ただ、公式曰くネイサンはagender(アジェンダー:無性別、自分は性別をもたない・どの性別でもないと感じる人々)だそうだ。
 映画が進むにつれ、そう言及しているようにも見えなくはないが、ネイサン本人がアジェンダーのつもりでいるのか、あるいは
 genderfluidity(性別が流動的な状態にあり、自己認識として男性と女性の間を揺れ動いている)なのか それともゲイであるということなのか混乱する描写だった。
 特に日本ではhomosexualityもtransgenderismもgenderfluidityもごちゃまぜ或いは極めて類似性向と捉えがちだからなのだろうか。

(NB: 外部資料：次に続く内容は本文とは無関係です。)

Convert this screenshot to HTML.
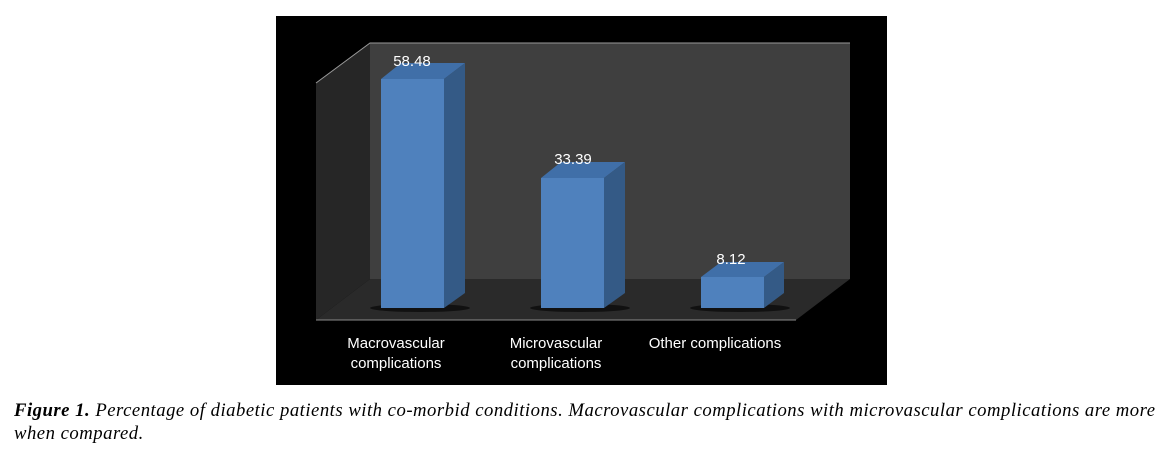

例の成人前ネイサンが夢の中でバカにされるくだりは、その理由がNEXT能力持ちでアジェンダーで かつ男性が好きだからみたいに盛られていて、
 覚めるきっかけがキッドのセリフ。(how ze's 'strong like a man, but soft and caring like a woman')
 その後の復帰後のネイサンのセリフ(men are courageous and women are caring, and that makes gay people invincible) には
 squint(直訳は「目を細める」 ←不快感や軽蔑を表す)した。

残念ながらこれだとまるでゲイの人は誰しもagenderまたはgenderfluidまたはtransgenderである、或いはagenderまたはgenderfluid
 またはtransgenderな人はゲイである、と示唆しているも同然。 勿論この4つはすべてまったく異なるものなのに。

これって単に字幕制作上のエラーなのか。genderfluidまたはgay的な意味が曖昧に取れてしまう言葉があってその解釈ズレでこうなってしまったのか。
 いや、むしろ日本語にはgenderfluidを表す言葉が存在しなくて、その大元の日本的表現をただゲイって言葉の代わりに使ってた、みたいな事だったんだろうか。

こういうのを題材として取り上げる姿勢自体は認める。制作段階か翻訳段階での何らかの不出来によって混乱をきたしたり不自然な結果になってしまったのかも。
 けど、なぜご覧の有り様になったのかホントさっぱりだよ。

(海外のブログより「ライジング」の感想及びネイサンに関する記事を抜粋・一部要約) http://fissionmailure.blogspot.jp/2014/07/tiger-and-bunny-rising.html

◆謎の消火器に消されるヒーローの炎

ヒーローとしてのネイサンは「ファイヤーエンブレム」のヒーローネームにふさわしく、手から強力な火炎を放射する能力を持っており、その火炎は受刑者を収容する刑務所の壁や鉄柵などを溶かすほどの威力がある(TV版6話)。

だが、 ライジングで敵の悪夢を見せる能力によって意識なく眠り続けるはめになり火炎をコントロールすることができない状態に陥った時、当初はカリーナの能力で辛うじて抑え込んでいたはずの火炎が、途中からなぜか大量の消火器で押さえられてしまう程度の炎描写になってしまっている。

もしかしたら特殊仕様の消火器なのかもしれないが、その点について作中では観客側に分かるような説明は一切なく、かき集めてきたと思われる消火器も、ネイサンが収容されていた病院内に設置されていたものすべてにしては微妙な数で色もバラバラであり、結局出所は不明である。